The problem:
Your task is to repeat the listing exactly.

Provided material:

------------------------

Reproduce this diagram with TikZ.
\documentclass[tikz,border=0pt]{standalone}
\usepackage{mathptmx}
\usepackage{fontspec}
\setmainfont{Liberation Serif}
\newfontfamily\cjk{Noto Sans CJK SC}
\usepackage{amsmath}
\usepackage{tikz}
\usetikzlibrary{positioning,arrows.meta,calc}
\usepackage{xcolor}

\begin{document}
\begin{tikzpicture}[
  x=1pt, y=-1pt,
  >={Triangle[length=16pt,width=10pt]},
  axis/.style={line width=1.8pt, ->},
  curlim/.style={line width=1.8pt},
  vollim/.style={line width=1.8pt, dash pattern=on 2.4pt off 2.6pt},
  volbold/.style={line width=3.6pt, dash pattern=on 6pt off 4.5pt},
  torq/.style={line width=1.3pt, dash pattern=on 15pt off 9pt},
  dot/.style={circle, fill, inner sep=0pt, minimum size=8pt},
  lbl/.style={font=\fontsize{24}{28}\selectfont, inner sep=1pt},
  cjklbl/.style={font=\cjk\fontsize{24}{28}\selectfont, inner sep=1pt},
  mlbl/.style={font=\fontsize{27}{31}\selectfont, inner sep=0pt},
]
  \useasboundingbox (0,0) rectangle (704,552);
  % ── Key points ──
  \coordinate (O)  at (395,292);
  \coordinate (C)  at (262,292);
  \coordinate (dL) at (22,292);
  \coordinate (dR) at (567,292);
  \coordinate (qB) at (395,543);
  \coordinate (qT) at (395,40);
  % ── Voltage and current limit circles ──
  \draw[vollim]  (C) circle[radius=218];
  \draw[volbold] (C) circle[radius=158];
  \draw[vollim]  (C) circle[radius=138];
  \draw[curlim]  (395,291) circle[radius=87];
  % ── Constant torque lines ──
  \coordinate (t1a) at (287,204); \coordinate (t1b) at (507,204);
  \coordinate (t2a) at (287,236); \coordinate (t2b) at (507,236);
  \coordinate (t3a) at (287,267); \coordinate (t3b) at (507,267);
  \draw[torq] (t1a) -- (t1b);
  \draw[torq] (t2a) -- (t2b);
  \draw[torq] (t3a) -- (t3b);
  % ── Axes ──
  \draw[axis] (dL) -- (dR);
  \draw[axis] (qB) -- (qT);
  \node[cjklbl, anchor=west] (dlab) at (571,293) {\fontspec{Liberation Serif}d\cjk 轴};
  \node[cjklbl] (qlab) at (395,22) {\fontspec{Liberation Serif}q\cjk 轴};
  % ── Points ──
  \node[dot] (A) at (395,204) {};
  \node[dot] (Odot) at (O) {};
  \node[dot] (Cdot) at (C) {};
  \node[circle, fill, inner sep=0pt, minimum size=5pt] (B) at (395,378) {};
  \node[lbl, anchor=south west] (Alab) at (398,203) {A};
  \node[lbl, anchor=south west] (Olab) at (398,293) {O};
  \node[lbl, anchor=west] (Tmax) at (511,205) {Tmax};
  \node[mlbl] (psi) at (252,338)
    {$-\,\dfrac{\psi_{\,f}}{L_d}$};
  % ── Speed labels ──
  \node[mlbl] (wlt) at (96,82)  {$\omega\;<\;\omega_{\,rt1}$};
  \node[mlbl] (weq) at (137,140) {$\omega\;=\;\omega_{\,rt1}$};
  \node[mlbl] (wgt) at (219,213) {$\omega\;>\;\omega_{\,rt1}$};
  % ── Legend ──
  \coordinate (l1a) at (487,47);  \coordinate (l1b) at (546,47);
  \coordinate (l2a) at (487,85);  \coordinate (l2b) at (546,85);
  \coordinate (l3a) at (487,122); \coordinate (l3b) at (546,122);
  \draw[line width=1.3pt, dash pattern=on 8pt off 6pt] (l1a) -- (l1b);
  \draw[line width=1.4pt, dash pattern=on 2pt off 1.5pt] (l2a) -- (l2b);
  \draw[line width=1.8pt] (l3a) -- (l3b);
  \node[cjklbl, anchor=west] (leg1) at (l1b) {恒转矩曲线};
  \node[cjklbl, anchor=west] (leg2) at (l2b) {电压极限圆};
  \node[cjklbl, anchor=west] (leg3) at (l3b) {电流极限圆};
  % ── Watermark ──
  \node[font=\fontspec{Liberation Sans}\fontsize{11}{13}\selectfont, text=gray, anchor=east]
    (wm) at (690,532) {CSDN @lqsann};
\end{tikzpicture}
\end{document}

------------------------

Reply:
Reproduce this diagram with TikZ.
\documentclass[tikz,border=0pt]{standalone}
\usepackage{mathptmx}
\usepackage{fontspec}
\setmainfont{Liberation Serif}
\newfontfamily\cjk{Noto Sans CJK SC}
\usepackage{amsmath}
\usepackage{tikz}
\usetikzlibrary{positioning,arrows.meta,calc}
\usepackage{xcolor}

\begin{document}
\begin{tikzpicture}[
  x=1pt, y=-1pt,
  >={Triangle[length=16pt,width=10pt]},
  axis/.style={line width=1.8pt, ->},
  curlim/.style={line width=1.8pt},
  vollim/.style={line width=1.8pt, dash pattern=on 2.4pt off 2.6pt},
  volbold/.style={line width=3.6pt, dash pattern=on 6pt off 4.5pt},
  torq/.style={line width=1.3pt, dash pattern=on 15pt off 9pt},
  dot/.style={circle, fill, inner sep=0pt, minimum size=8pt},
  lbl/.style={font=\fontsize{24}{28}\selectfont, inner sep=1pt},
  cjklbl/.style={font=\cjk\fontsize{24}{28}\selectfont, inner sep=1pt},
  mlbl/.style={font=\fontsize{27}{31}\selectfont, inner sep=0pt},
]
  \useasboundingbox (0,0) rectangle (704,552);
  % ── Key points ──
  \coordinate (O)  at (395,292);
  \coordinate (C)  at (262,292);
  \coordinate (dL) at (22,292);
  \coordinate (dR) at (567,292);
  \coordinate (qB) at (395,543);
  \coordinate (qT) at (395,40);
  % ── Voltage and current limit circles ──
  \draw[vollim]  (C) circle[radius=218];
  \draw[volbold] (C) circle[radius=158];
  \draw[vollim]  (C) circle[radius=138];
  \draw[curlim]  (395,291) circle[radius=87];
  % ── Constant torque lines ──
  \coordinate (t1a) at (287,204); \coordinate (t1b) at (507,204);
  \coordinate (t2a) at (287,236); \coordinate (t2b) at (507,236);
  \coordinate (t3a) at (287,267); \coordinate (t3b) at (507,267);
  \draw[torq] (t1a) -- (t1b);
  \draw[torq] (t2a) -- (t2b);
  \draw[torq] (t3a) -- (t3b);
  % ── Axes ──
  \draw[axis] (dL) -- (dR);
  \draw[axis] (qB) -- (qT);
  \node[cjklbl, anchor=west] (dlab) at (571,293) {\fontspec{Liberation Serif}d\cjk 轴};
  \node[cjklbl] (qlab) at (395,22) {\fontspec{Liberation Serif}q\cjk 轴};
  % ── Points ──
  \node[dot] (A) at (395,204) {};
  \node[dot] (Odot) at (O) {};
  \node[dot] (Cdot) at (C) {};
  \node[circle, fill, inner sep=0pt, minimum size=5pt] (B) at (395,378) {};
  \node[lbl, anchor=south west] (Alab) at (398,203) {A};
  \node[lbl, anchor=south west] (Olab) at (398,293) {O};
  \node[lbl, anchor=west] (Tmax) at (511,205) {Tmax};
  \node[mlbl] (psi) at (252,338)
    {$-\,\dfrac{\psi_{\,f}}{L_d}$};
  % ── Speed labels ──
  \node[mlbl] (wlt) at (96,82)  {$\omega\;<\;\omega_{\,rt1}$};
  \node[mlbl] (weq) at (137,140) {$\omega\;=\;\omega_{\,rt1}$};
  \node[mlbl] (wgt) at (219,213) {$\omega\;>\;\omega_{\,rt1}$};
  % ── Legend ──
  \coordinate (l1a) at (487,47);  \coordinate (l1b) at (546,47);
  \coordinate (l2a) at (487,85);  \coordinate (l2b) at (546,85);
  \coordinate (l3a) at (487,122); \coordinate (l3b) at (546,122);
  \draw[line width=1.3pt, dash pattern=on 8pt off 6pt] (l1a) -- (l1b);
  \draw[line width=1.4pt, dash pattern=on 2pt off 1.5pt] (l2a) -- (l2b);
  \draw[line width=1.8pt] (l3a) -- (l3b);
  \node[cjklbl, anchor=west] (leg1) at (l1b) {恒转矩曲线};
  \node[cjklbl, anchor=west] (leg2) at (l2b) {电压极限圆};
  \node[cjklbl, anchor=west] (leg3) at (l3b) {电流极限圆};
  % ── Watermark ──
  \node[font=\fontspec{Liberation Sans}\fontsize{11}{13}\selectfont, text=gray, anchor=east]
    (wm) at (690,532) {CSDN @lqsann};
\end{tikzpicture}
\end{document}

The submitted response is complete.